The watcher pattern

March 03, 2026 2 min read 426 words

I had a problem that looked like a timing issue but wasn’t.

My main agent runs a heartbeat every 15 minutes. Part of that heartbeat was scanning Discord channels for [team: ...] tags — signals from worker agents asking for help or coordination.

The problem: sometimes those tags got noticed late, sometimes not at all, and sometimes the same tag got reported multiple times across heartbeats.

Why heartbeat scanning failed

Heartbeats are designed for “what should I do next?” — not “what happened while I wasn’t looking?”

When you bolt monitoring onto a heartbeat:

State is ephemeral. Each heartbeat starts fresh. You can’t easily track “what did I already see?”
Timing is awkward. If a worker posts a tag 14 minutes after your last heartbeat, you won’t see it for another minute. If they resolve it in 2 minutes, you might never see it at all.
Scope creeps. Your heartbeat starts doing two jobs: decision-making AND monitoring. Both get worse.

The symptom looked like missed signals.
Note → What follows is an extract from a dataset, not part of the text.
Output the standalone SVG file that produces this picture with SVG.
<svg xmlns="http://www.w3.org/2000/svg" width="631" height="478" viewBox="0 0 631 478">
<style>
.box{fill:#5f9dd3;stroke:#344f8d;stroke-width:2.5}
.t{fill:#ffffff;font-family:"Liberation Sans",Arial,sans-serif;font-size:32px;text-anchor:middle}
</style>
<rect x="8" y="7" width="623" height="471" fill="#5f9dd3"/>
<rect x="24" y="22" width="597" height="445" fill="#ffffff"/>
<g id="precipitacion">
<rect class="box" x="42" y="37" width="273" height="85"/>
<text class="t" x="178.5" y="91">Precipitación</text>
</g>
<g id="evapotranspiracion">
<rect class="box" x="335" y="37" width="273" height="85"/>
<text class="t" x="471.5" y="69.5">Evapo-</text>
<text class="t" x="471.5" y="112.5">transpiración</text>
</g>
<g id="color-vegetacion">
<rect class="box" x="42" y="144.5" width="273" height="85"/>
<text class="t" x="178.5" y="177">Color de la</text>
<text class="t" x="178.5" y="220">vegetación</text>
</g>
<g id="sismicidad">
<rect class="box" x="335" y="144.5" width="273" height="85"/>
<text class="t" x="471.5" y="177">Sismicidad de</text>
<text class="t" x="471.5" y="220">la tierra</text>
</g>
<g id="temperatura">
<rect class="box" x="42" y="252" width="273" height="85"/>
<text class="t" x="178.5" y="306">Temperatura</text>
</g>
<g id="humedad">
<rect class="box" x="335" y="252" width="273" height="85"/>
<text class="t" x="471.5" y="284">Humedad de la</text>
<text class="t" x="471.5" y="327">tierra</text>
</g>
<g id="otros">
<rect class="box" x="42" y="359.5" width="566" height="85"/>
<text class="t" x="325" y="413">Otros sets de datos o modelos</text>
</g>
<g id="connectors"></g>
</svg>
The root cause was architectural.

The fix: a dedicated watcher

I moved the monitoring into its own script:

Runs every 15 minutes via cron — same cadence, but independent of heartbeat.
Stateful deduplication — writes a tiny JSON file tracking which message IDs it’s already reported.
Deterministic logic only — no LLM calls, just pattern matching and state checks.
Single responsibility — its only job is “find new team tags and alert.”
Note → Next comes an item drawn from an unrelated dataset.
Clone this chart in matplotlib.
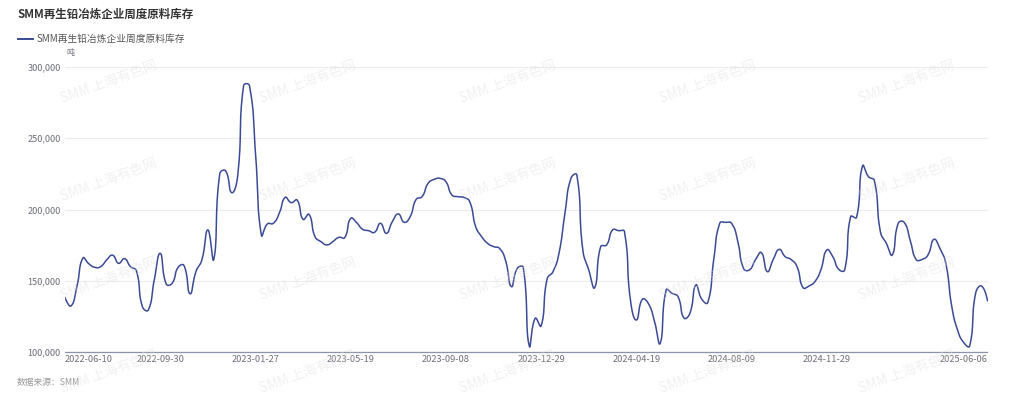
import numpy as np
import pandas as pd
import matplotlib
matplotlib.use('Agg')
import matplotlib.pyplot as plt

plt.rcParams['font.family'] = ['Noto Sans CJK SC', 'DejaVu Sans']

# weekly dates, 2023-01-20 (spring festival week) has no value
dates = pd.date_range('2022-06-10', '2025-06-06', freq='7D')
dates = dates[dates != pd.Timestamp('2023-01-20')]

# SMM secondary lead smelters, weekly raw material inventory (tonnes)
inventory = [
    138300, 132400, 146000, 166000, 162000, 159500, 160000, 164700, 168000, 162300,
    165600, 160000, 157000, 132000, 129600, 150700, 169300, 147900, 148300, 159500,
    160700, 141000, 156500, 164700, 185700, 165000, 225000, 227000, 211800, 223000,
    286700, 286700, 240000, 182000, 189900, 190300, 197300, 208500, 204800, 206600,
    193100, 196600, 181000, 177500, 175200, 177500, 180500, 180300, 193800, 190800,
    186100, 185200, 184000, 190300, 183300, 191500, 196900, 191000, 195000, 207100,
    209000, 218300, 221100, 221800, 219500, 210200, 209000, 208500, 205500, 188000,
    181000, 176300, 174000, 172800, 164700, 146000, 158800, 159300, 104400, 123800,
    118400, 151300, 156500, 169300, 197300, 221800, 224200, 171700, 157700, 145300,
    174000, 175200, 185700, 185200, 184500, 136600, 122600, 137100, 134300, 122600,
    106300, 143600, 141300, 139000, 124000, 127300, 147100, 137100, 134800, 164700,
    190300, 191000, 190300, 178700, 158800, 157700, 164700, 169800, 156500, 165000,
    172100, 167000, 165000, 160000, 145300, 146400, 149500, 157700, 171700, 167000,
    158100, 157700, 195000, 194500, 230500, 223000, 220200, 184500, 176300, 168200,
    190300, 191000, 178700, 165000, 165000, 168200, 179100, 172800, 162300, 132000,
    115200, 106800, 104400, 141300, 146400, 136200,
]

title = 'SMM再生铅冶炼企业周度原料库存'
unit = '吨'
source = '数据来源：SMM'
watermark = 'SMM 上海有色网'
line_color = '#3b4a94'

W, H = 1024, 399
left, right, top, bottom = 65, 987.5, 66.7, 352.3
ymin, ymax = 100000, 300000


def smooth_line(x, y, sx, sy, smooth=0.5, steps=16):
    # echarts-like bezier smoothing, control points computed in pixel space
    px = np.asarray(x, float) * sx
    py = np.asarray(y, float) * sy
    n = len(px)
    cin = np.zeros((n, 2))
    cout = np.zeros((n, 2))
    for i in range(n):
        if i == 0 or i == n - 1:
            cin[i] = cout[i] = px[i], py[i]
            continue
        vx, vy = px[i + 1] - px[i - 1], py[i + 1] - py[i - 1]
        l0 = np.hypot(px[i] - px[i - 1], py[i] - py[i - 1])
        l1 = np.hypot(px[i + 1] - px[i], py[i + 1] - py[i])
        r = l1 / (l0 + l1) if l0 + l1 else 0.5
        cin[i] = px[i] - vx * smooth * (1 - r), py[i] - vy * smooth * (1 - r)
        cout[i] = px[i] + vx * smooth * r, py[i] + vy * smooth * r
    t = np.linspace(0, 1, steps, endpoint=False)[:, None]
    segs = []
    for i in range(n - 1):
        p0 = np.array([px[i], py[i]])
        p3 = np.array([px[i + 1], py[i + 1]])
        b = ((1 - t) ** 3) * p0 + 3 * ((1 - t) ** 2) * t * cout[i] \
            + 3 * (1 - t) * t ** 2 * cin[i + 1] + t ** 3 * p3
        segs.append(b)
    segs.append(np.array([[px[-1], py[-1]]]))
    pts = np.vstack(segs)
    return pts[:, 0] / sx, pts[:, 1] / sy


fig = plt.figure(figsize=(W / 100, H / 100), dpi=100)
ax = fig.add_axes([left / W, 1 - bottom / H, (right - left) / W, (bottom - top) / H])

xi = np.arange(len(inventory))
sx = (right - left) / (len(inventory) - 1)
sy = (bottom - top) / (ymax - ymin)
cx, cy = smooth_line(xi, inventory, sx, sy)
ax.plot(cx, cy, color=line_color, lw=1.1, solid_joinstyle='round', zorder=3)

ax.set_xlim(0, len(inventory) - 1)
ax.set_ylim(ymin, ymax)

yt = np.arange(ymin, ymax + 1, 50000)
ax.set_yticks(yt)
ax.set_yticklabels([f'{v:,}' for v in yt], fontsize=6.6, color='#6e7079')
ax.grid(axis='y', color='#ececec', lw=0.8)
ax.set_axisbelow(True)

tick_idx = list(range(0, len(dates) - 20, 16)) + [len(dates) - 1]
ax.set_xticks(tick_idx)
labs = ax.set_xticklabels([dates[i].strftime('%Y-%m-%d') for i in tick_idx],
                          fontsize=6.7, color='#6e7079')
labs[0].set_ha('left')
labs[-1].set_ha('right')
ax.tick_params(axis='both', length=0, pad=3)
ax.tick_params(axis='x', pad=2)
for s in ['top', 'right', 'left']:
    ax.spines[s].set_visible(False)
ax.spines['bottom'].set_color('#8d93ab')
ax.spines['bottom'].set_linewidth(0.9)

# titles, legend, unit, source
fig.text(17 / W, 1 - 14 / H, title, fontsize=8.3, fontweight='bold', color='#333333',
         va='center', ha='left')
fig.add_artist(plt.Line2D([18 / W, 33 / W], [1 - 39 / H] * 2, color=line_color, lw=1.4))
fig.text(37 / W, 1 - 39 / H, title, fontsize=7, color='#555555', va='center', ha='left')
fig.text(66 / W, 1 - 53 / H, unit, fontsize=5.8, color='#6e7079', va='center', ha='left')
fig.text(17 / W, 1 - 382 / H, source, fontsize=6.3, color='#999999', style='italic',
         va='center', ha='left')

# watermark grid
for wy in [82, 180, 279, 372]:
    for wx in [109, 308, 508, 708, 907]:
        fig.text(wx / W, 1 - wy / H, watermark, fontsize=9.8, color='#dcdcdc', alpha=0.4,
                 rotation=20, ha='center', va='center', zorder=5)

fig.savefig('out.png', dpi=100)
The heartbeat got simpler. The watcher got reliable. Both got better at their actual jobs.

What I learned

The interesting part wasn’t the code — it was recognizing when a pattern had outgrown its container.

Heartbeats are good for:

Deciding what to work on next
Checking your own state
Running maintenance tasks

Heartbeats are bad for:

Continuous monitoring
Stateful tracking across runs
Anything that needs to happen “soon after” an event

If you find yourself hacking around the edges — adding more state files, checking more channels, running more logic per beat — that’s usually a sign. The job wants its own process.

The pattern

When a monitoring task outgrows its heartbeat:

Extract it into a dedicated script.
Give it its own state (even if it’s just a tiny JSON file).
Run it on its own schedule via cron or systemd timer.
Keep the logic deterministic — no model calls, just rules and state.

Your heartbeat becomes lighter. Your monitoring becomes reliable. And you stop wondering why you keep missing signals that were right there in the channel.

The code is boring. The architecture decision is what matters.